## BEGIN Given information

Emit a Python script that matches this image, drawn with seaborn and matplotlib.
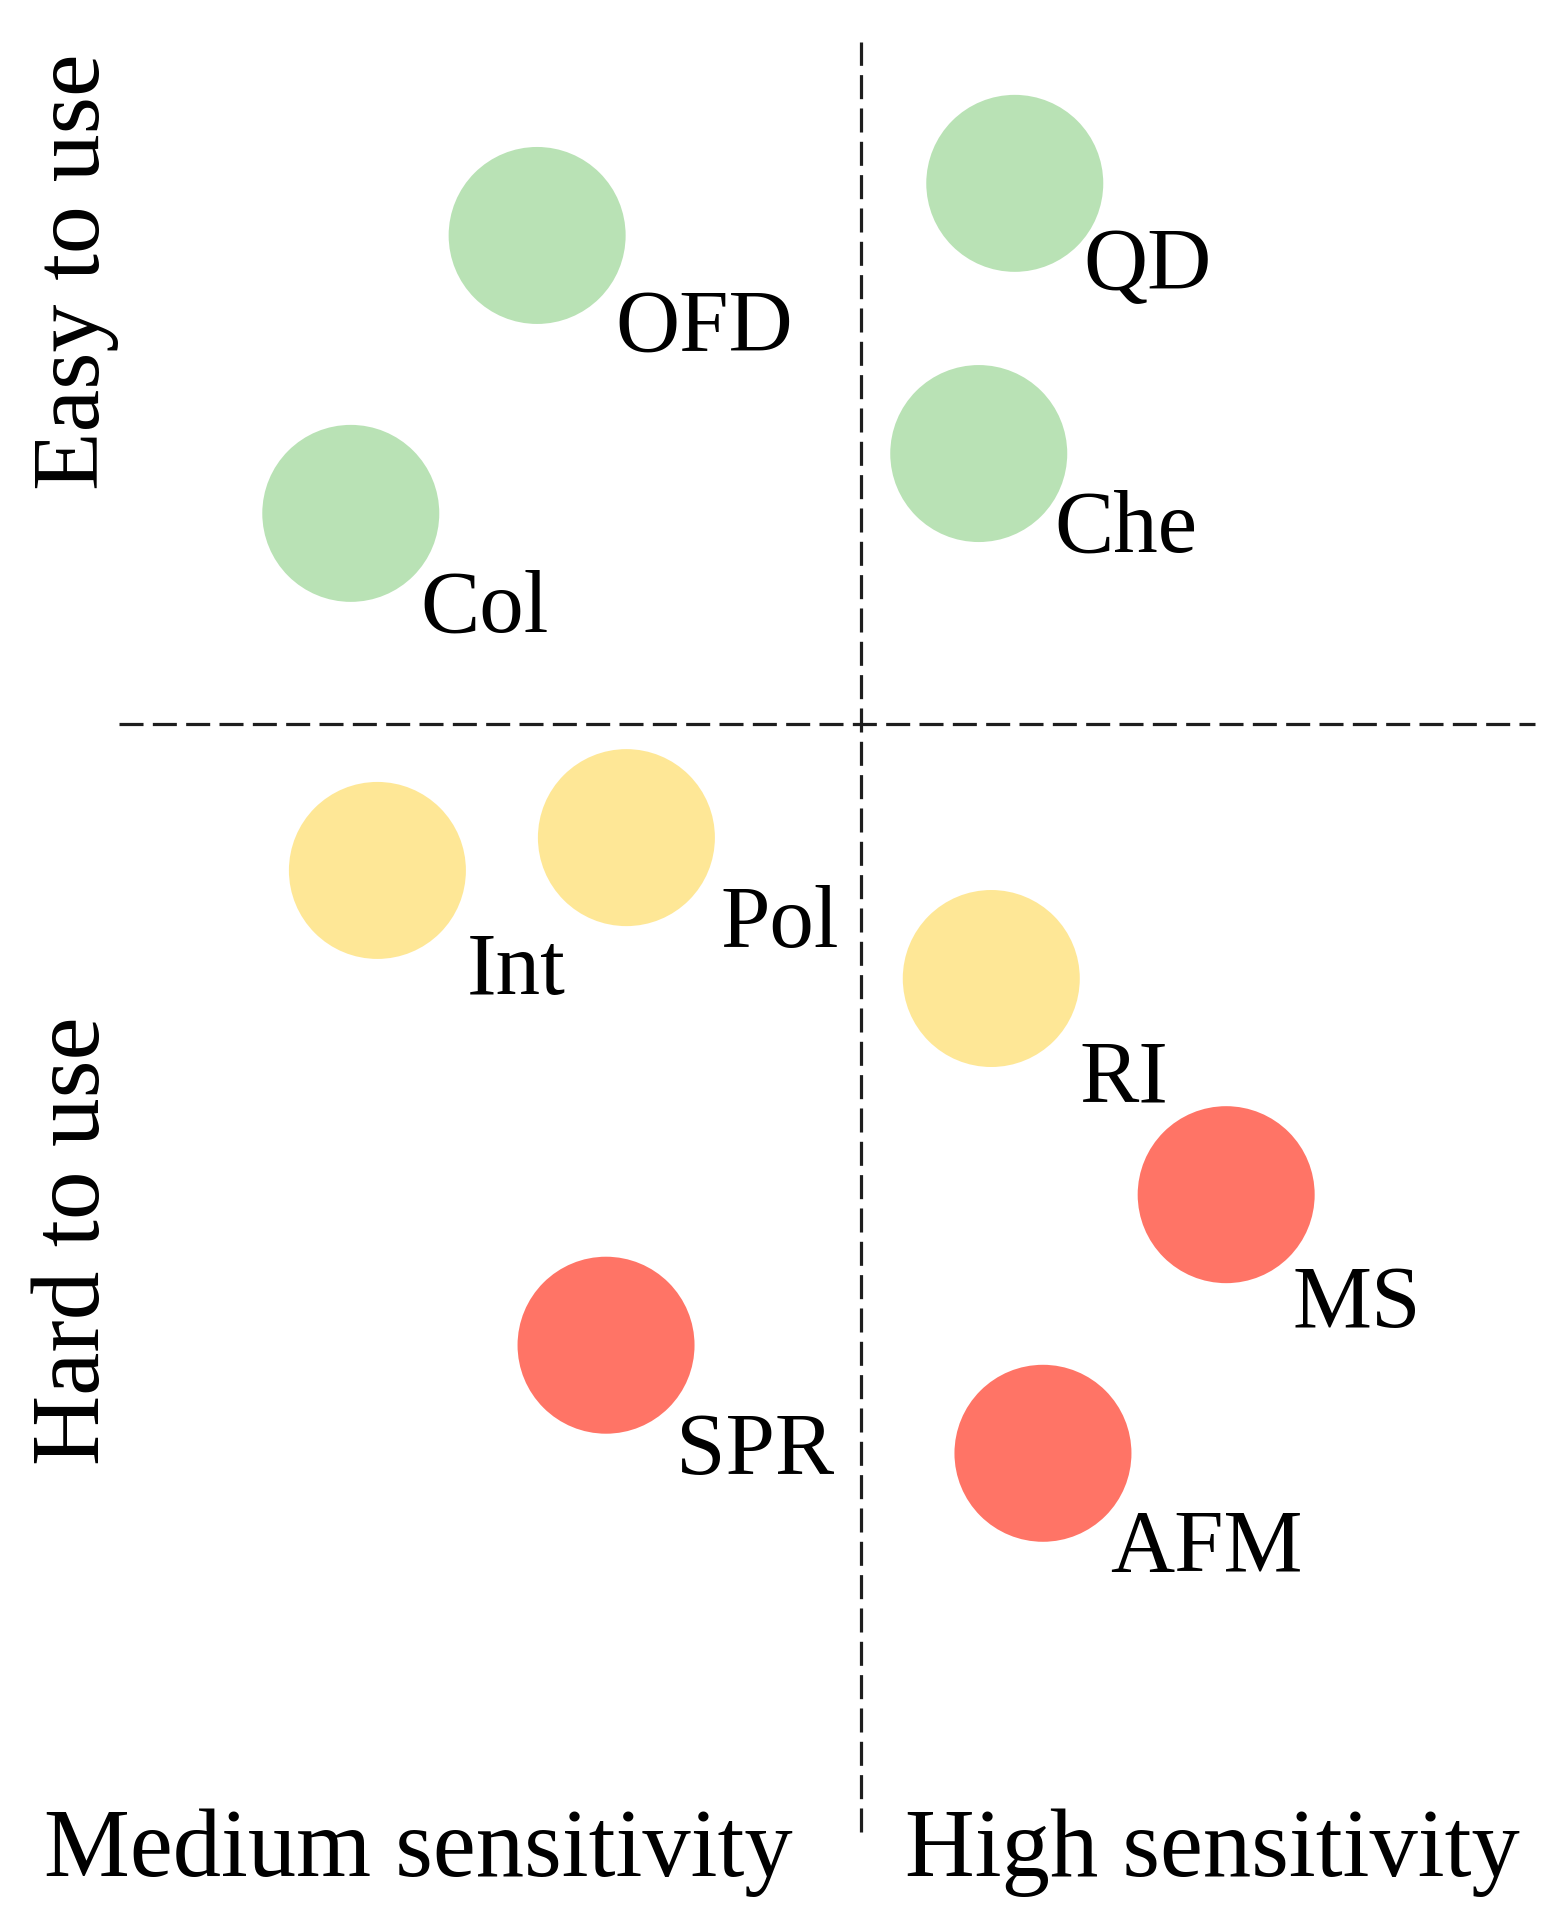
import matplotlib
matplotlib.use("Agg")
import matplotlib.pyplot as plt
import seaborn as sns
import pandas as pd

# ---------------- data ----------------
methods = ["OFD", "QD", "Che", "Col", "Int", "Pol", "RI", "MS", "SPR", "AFM"]
sensitivity = [34.3, 64.8, 62.5, 22.4, 24.1, 40.0, 63.3, 78.3, 38.7, 66.6]
ease = [87.8, 90.5, 76.5, 73.4, 54.9, 56.6, 49.3, 38.1, 30.3, 24.7]
difficulty = ["easy", "easy", "easy", "easy", "medium", "medium", "medium",
              "hard", "hard", "hard"]

quadrant_x_labels = ["Medium sensitivity", "High sensitivity"]
quadrant_y_labels = ["Easy to use", "Hard to use"]

sens_split = 55.0
ease_split = 62.5

# ---------------- styling ----------------
palette = {"easy": "#b9e2b5", "medium": "#fee796", "hard": "#ff7466"}
# label offsets from circle centre (pixels at 100 dpi): right, down
label_offsets_px = {
    "OFD": (78, 115), "QD": (69, 106), "Che": (76, 98), "Col": (70, 118),
    "Int": (89, 124), "Pol": (94, 109), "RI": (88, 123), "MS": (66, 132),
    "SPR": (70, 129), "AFM": (67, 118),
}

sns.set_theme(style="white")
plt.rcParams["font.family"] = ["Liberation Serif", "DejaVu Serif"]
plt.rcParams["lines.scale_dashes"] = False

df = pd.DataFrame({"method": methods, "sensitivity": sensitivity,
                   "ease": ease, "difficulty": difficulty})

fig = plt.figure(figsize=(15.66, 19.30), dpi=100)
ax = fig.add_axes([0, 0, 1, 1])
ax.set_xlim(0, 100)
ax.set_ylim(0, 100)
ax.axis("off")

dash = (0, (17.3, 6.7))
ax.plot([sens_split, sens_split], [5.1, 97.8], color="#1e1e1e", lw=2.3, linestyle=dash, zorder=1)
ax.plot([7.6, 98.0], [ease_split, ease_split], color="#1e1e1e", lw=2.3, linestyle=dash, zorder=1)

sns.scatterplot(data=df, x="sensitivity", y="ease", hue="difficulty",
                palette=palette, s=16240, linewidth=0, alpha=1.0,
                legend=False, ax=ax, zorder=2)
ax.set_xlabel("")
ax.set_ylabel("")
ax.set_xlim(0, 100)
ax.set_ylim(0, 100)

for m, xv, yv in zip(methods, sensitivity, ease):
    dx, dy = label_offsets_px[m]
    ax.annotate(m, (xv, yv), xytext=(dx * 0.72, -dy * 0.72),
                textcoords="offset points", ha="left", va="baseline",
                fontsize=64, color="black", zorder=3)

# quadrant labels
ax.text(26.7, 2.8, quadrant_x_labels[0], ha="center", va="baseline",
        fontsize=69.5, color="black")
ax.text(77.4, 2.8, quadrant_x_labels[1], ha="center", va="baseline",
        fontsize=69.5, color="black")
ax.text(6.3, 85.9, quadrant_y_labels[0], ha="center", va="baseline",
        rotation=90, rotation_mode="anchor", fontsize=69, color="black")
ax.text(6.3, 35.7, quadrant_y_labels[1], ha="center", va="baseline",
        rotation=90, rotation_mode="anchor", fontsize=70, color="black")

fig.savefig("out.png", dpi=100, facecolor="white")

## END Given information

= What is expected =
Make an exact copy of the listing above. Do not include the pictures.

= Right answer =
Emit a Python script that matches this image, drawn with seaborn and matplotlib.
import matplotlib
matplotlib.use("Agg")
import matplotlib.pyplot as plt
import seaborn as sns
import pandas as pd

# ---------------- data ----------------
methods = ["OFD", "QD", "Che", "Col", "Int", "Pol", "RI", "MS", "SPR", "AFM"]
sensitivity = [34.3, 64.8, 62.5, 22.4, 24.1, 40.0, 63.3, 78.3, 38.7, 66.6]
ease = [87.8, 90.5, 76.5, 73.4, 54.9, 56.6, 49.3, 38.1, 30.3, 24.7]
difficulty = ["easy", "easy", "easy", "easy", "medium", "medium", "medium",
              "hard", "hard", "hard"]

quadrant_x_labels = ["Medium sensitivity", "High sensitivity"]
quadrant_y_labels = ["Easy to use", "Hard to use"]

sens_split = 55.0
ease_split = 62.5

# ---------------- styling ----------------
palette = {"easy": "#b9e2b5", "medium": "#fee796", "hard": "#ff7466"}
# label offsets from circle centre (pixels at 100 dpi): right, down
label_offsets_px = {
    "OFD": (78, 115), "QD": (69, 106), "Che": (76, 98), "Col": (70, 118),
    "Int": (89, 124), "Pol": (94, 109), "RI": (88, 123), "MS": (66, 132),
    "SPR": (70, 129), "AFM": (67, 118),
}

sns.set_theme(style="white")
plt.rcParams["font.family"] = ["Liberation Serif", "DejaVu Serif"]
plt.rcParams["lines.scale_dashes"] = False

df = pd.DataFrame({"method": methods, "sensitivity": sensitivity,
                   "ease": ease, "difficulty": difficulty})

fig = plt.figure(figsize=(15.66, 19.30), dpi=100)
ax = fig.add_axes([0, 0, 1, 1])
ax.set_xlim(0, 100)
ax.set_ylim(0, 100)
ax.axis("off")

dash = (0, (17.3, 6.7))
ax.plot([sens_split, sens_split], [5.1, 97.8], color="#1e1e1e", lw=2.3, linestyle=dash, zorder=1)
ax.plot([7.6, 98.0], [ease_split, ease_split], color="#1e1e1e", lw=2.3, linestyle=dash, zorder=1)

sns.scatterplot(data=df, x="sensitivity", y="ease", hue="difficulty",
                palette=palette, s=16240, linewidth=0, alpha=1.0,
                legend=False, ax=ax, zorder=2)
ax.set_xlabel("")
ax.set_ylabel("")
ax.set_xlim(0, 100)
ax.set_ylim(0, 100)

for m, xv, yv in zip(methods, sensitivity, ease):
    dx, dy = label_offsets_px[m]
    ax.annotate(m, (xv, yv), xytext=(dx * 0.72, -dy * 0.72),
                textcoords="offset points", ha="left", va="baseline",
                fontsize=64, color="black", zorder=3)

# quadrant labels
ax.text(26.7, 2.8, quadrant_x_labels[0], ha="center", va="baseline",
        fontsize=69.5, color="black")
ax.text(77.4, 2.8, quadrant_x_labels[1], ha="center", va="baseline",
        fontsize=69.5, color="black")
ax.text(6.3, 85.9, quadrant_y_labels[0], ha="center", va="baseline",
        rotation=90, rotation_mode="anchor", fontsize=69, color="black")
ax.text(6.3, 35.7, quadrant_y_labels[1], ha="center", va="baseline",
        rotation=90, rotation_mode="anchor", fontsize=70, color="black")

fig.savefig("out.png", dpi=100, facecolor="white")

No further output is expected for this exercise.